On a dull but serious note, I thought I might write about how to avoid athlete’s foot. I might test all the preparations on the market. But then, I thought, maybe not. Maybe athlete’s foot is just too unattractive a subject. But then again, maybe that could be my specialism (‘The Uncomfortable Truth’) and I could implore young women not to waste so much money and time on cosmetics and bubble bath and instead buy their own car with the money they saved. I’d urge all woman to get a car.
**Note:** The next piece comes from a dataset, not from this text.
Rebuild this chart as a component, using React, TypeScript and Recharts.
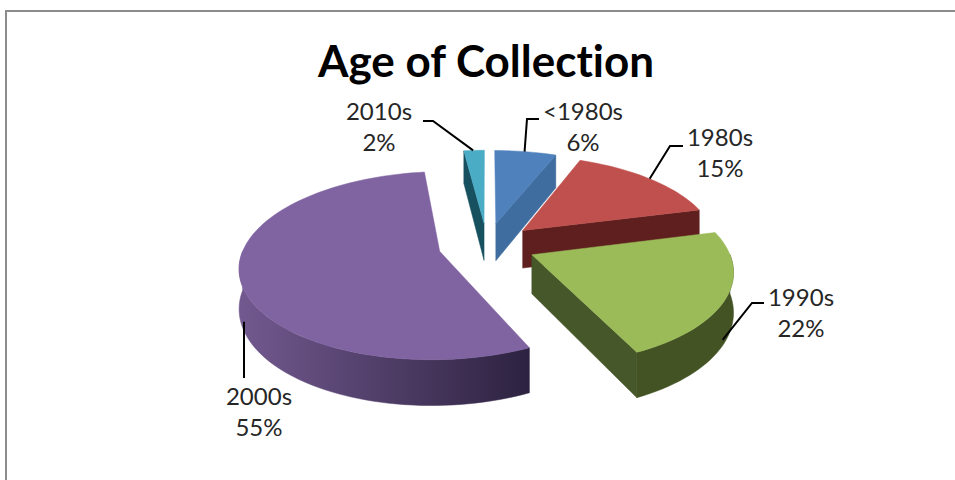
import React from 'react';
import { PieChart, Pie } from 'recharts';

const categories = ['<1980s', '1980s', '1990s', '2000s', '2010s'];
const shares = [6, 15, 22, 55, 2];

const topColors = ['#4F81BD', '#C0504D', '#9BBB59', '#8064A2', '#4BACC6'];
const wallColors = [
  ['#3F6D9F', '#38618F'],
  ['#5E1F1E', '#551B1A'],
  ['#46572A', '#435324'],
  ['#72598F', '#2D2240'],
  ['#1F5A6B', '#17505F'],
];

// leader line nudge off the rim, knee, leader end and the centre of the two text lines
const labelSpots = [
  { nudge: [-1, 0], knee: [527, 119], end: [539, 119], x: 583, y: 110 },
  { nudge: [0, 0], knee: [670, 146], end: [683, 146], x: 720, y: 136 },
  { nudge: [-4, 1], knee: [752, 303], end: [764, 303], x: 801, y: 296 },
  { nudge: [4, 3], knee: [244, 378], end: [244, 378], x: 259, y: 395 },
  { nudge: [-1, 0], knee: [433, 121], end: [423, 121], x: 379, y: 110 },
];

const tableRows = categories.map((name, i) => ({ name, value: shares[i] }));

// 3D look: disc is tilted, pulled apart by EXPLODE and seen in perspective
const SQUASH = 90 / 195;
const PERSPECTIVE = 0.15;
const EXPLODE = 0.25;
const THICKNESS = 38.5;

type Pt = [number, number];

const toClockwise = (angle: number) => ((90 - angle) * Math.PI) / 180;

const project = (cx: number, cy: number, R: number, u: number, v: number, h = 0): Pt => {
  const s = 1 / (1 - PERSPECTIVE * v);
  return [cx + s * u * R, cy + s * (v * R * SQUASH + h)];
};

const makeProjector = (p: any, midAngle: number) => {
  const mid = toClockwise(midAngle);
  const ou = Math.sin(mid) * EXPLODE;
  const ov = -Math.cos(mid) * EXPLODE;
  return {
    tip: (h = 0) => project(p.cx, p.cy, p.outerRadius, ou, ov, h),
    rim: (t: number, h = 0) =>
      project(p.cx, p.cy, p.outerRadius, ou + Math.sin(t), ov - Math.cos(t), h),
  };
};

const toPath = (pts: Pt[]) =>
  'M' + pts.map(([x, y]) => `${x.toFixed(2)},${y.toFixed(2)}`).join('L') + 'Z';

const sweep = (from: number, to: number) => {
  const steps = Math.max(2, Math.ceil(((to - from) * 180) / Math.PI / 2));
  return Array.from({ length: steps + 1 }, (_, i) => from + ((to - from) * i) / steps);
};

const Slice3D = (props: any) => {
  const i = categories.indexOf(props.name);
  const t0 = toClockwise(props.startAngle);
  const t1 = toClockwise(props.endAngle);
  const { tip, rim } = makeProjector(props, (props.startAngle + props.endAngle) / 2);
  const h = THICKNESS;
  const [wallA, wallB] = wallColors[i];
  const walls: React.ReactNode[] = [];

  // radial walls, only when they face the viewer
  if (Math.sin(t0) < -1e-6) {
    const d = toPath([tip(), rim(t0), rim(t0, h), tip(h)]);
    walls.push(<path key="start" d={d} fill={wallB} stroke={wallB} strokeWidth={0.5} />);
  }
  if (Math.sin(t1) > 1e-6) {
    const d = toPath([tip(), rim(t1), rim(t1, h), tip(h)]);
    walls.push(<path key="end" d={d} fill={wallA} stroke={wallA} strokeWidth={0.5} />);
  }

  // outer wall between 90 and 270 degrees clockwise from the top
  const a = Math.max(t0, Math.PI / 2);
  const b = Math.min(t1, (3 * Math.PI) / 2);
  const gradId = `wall-${i}`;
  let gradient = null;
  if (b > a) {
    const upper = sweep(a, b).map((t) => rim(t));
    const lower = sweep(a, b).map((t) => rim(t, h)).reverse();
    const xs = upper.map((q) => q[0]);
    gradient = (
      <linearGradient
        id={gradId}
        gradientUnits="userSpaceOnUse"
        x1={Math.min(...xs)}
        x2={Math.max(...xs)}
        y1={0}
        y2={0}
      >
        <stop offset="0%" stopColor={i === 3 ? wallA : wallB} />
        <stop offset="100%" stopColor={wallB} />
      </linearGradient>
    );
    walls.push(
      <path
        key="rim"
        d={toPath([...upper, ...lower])}
        fill={`url(#${gradId})`}
        stroke={`url(#${gradId})`}
        strokeWidth={0.5}
      />
    );
  }

  const top = toPath([tip(), ...sweep(t0, t1).map((t) => rim(t))]);
  return (
    <g>
      {gradient && <defs>{gradient}</defs>}
      {walls}
      <path d={top} fill={topColors[i]} stroke={topColors[i]} strokeWidth={0.5} />
    </g>
  );
};

const SliceLabel = (props: any) => {
  const i = categories.indexOf(props.name);
  const spot = labelSpots[i];
  const { rim } = makeProjector(props, props.midAngle);
  const mid = toClockwise(props.midAngle);
  // front slices take the leader from the lower rim
  const onRim = rim(mid, -Math.cos(mid) > 0 ? THICKNESS : 0);
  const anchor = [onRim[0] + spot.nudge[0], onRim[1] + spot.nudge[1]];
  const line = [anchor, spot.knee, spot.end].map((q) => q.join(',')).join(' ');
  const textStyle = { fontFamily: 'Lato', fontSize: 24, fill: '#262626' };
  return (
    <g>
      <polyline points={line} fill="none" stroke="#000" strokeWidth={2} />
      <text x={spot.x} y={spot.y} textAnchor="middle" dominantBaseline="central" {...textStyle}>
        {props.name}
      </text>
      <text x={spot.x} y={spot.y + 31} textAnchor="middle" dominantBaseline="central" {...textStyle}>
        {props.value}%
      </text>
    </g>
  );
};

export default function App() {
  return (
    <div style={{ position: 'absolute', left: 0, top: 0, width: 955, height: 480, overflow: 'hidden', background: '#fff' }}>
      <div
        style={{
          position: 'absolute',
          left: 5,
          top: 10,
          width: 960,
          height: 480,
          borderTop: '2px solid #8c8c8c',
          borderLeft: '2px solid #8c8c8c',
        }}
      />
      <div style={{ position: 'absolute', left: 0, top: 0 }}>
        <PieChart width={955} height={480} margin={{ top: 0, right: 0, bottom: 0, left: 0 }}>
          <text
            x={486}
            y={60}
            textAnchor="middle"
            dominantBaseline="central"
            style={{ fontFamily: 'Lato', fontSize: 44, fontWeight: 700, fill: '#000', fontVariantLigatures: 'none' }}
          >
            Age of Collection
          </text>
          <Pie
            data={tableRows}
            dataKey="value"
            nameKey="name"
            cx={487}
            cy={245}
            outerRadius={195}
            startAngle={90}
            endAngle={-270}
            stroke="none"
            shape={Slice3D}
            label={SliceLabel}
            labelLine={false}
            isAnimationActive={false}
          />
        </PieChart>
      </div>
    </div>
  );
}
For I had noticed a link between women with their own car and other good things.
Or I could stick to the same old stuff: which soaps go soggy in water, why baths are safer than showers, why showers are more healthy than baths, why baths are better at cleaning intimate areas, why showers are better at preventing thrush, how showers cure depression, how baths are good for r
eading, how showers save water, how will we bathe after a nuclear attack, why some people hate pulling the plug out while they’re still in the bath (feelings of desolation and loss), and why some people like it (the sense of toxins being dragged away down the plughole).
16. A Good Bash
Tammy’s birthday came round on the Friday before her party and she and JP had a full-blown argument. In front of me.
JP had asked Bill’s nurse Rhona to walk on his back.
He’d asked me as well but I’d refused because I hated him and, even if I didn’t, I’d seen this kind of thing before and knew never to do anything physical with anyone except in a life-saving scenario. I’d seen things go horribly wrong, like the time my mother pulled a man’s head sharply round to relieve a muscle ache–and the man has had to wear a neck brace ever since, except when in the bath, and can only cross the road on a zebra.
Anyway, Tammy was terribly upset when she found out about Rhona’s back-walking.
‘What’s the problem? She walked on my back,’ JP said. ‘I’ve got lumbago.’
‘You know that back-walking is highly erotic!’ Tammy shouted. ‘I used to walk on your back, and then look what happened–you left your wife.’
JP seemed genuinely puzzled. ‘The two things weren’t connected.’
‘Well, you definitely used to get aroused by it.’
Later, she apologized for this all going on in front of me but went on to say she felt vulnerable because of the ‘breeding programme’.
‘It’s really changed everything, you know, having to have sex in the mornings when he’s most likely to be fully able, but I feel like heck and haven’t even had my sugar-free Alpen.’
I told her I didn’t mind. I wasn’t really listening.
‘You are coming to my party, aren’t you?’ she said.
I had been keeping quiet about it because I really didn’t want to go but felt guilty because, well… poor Tammy.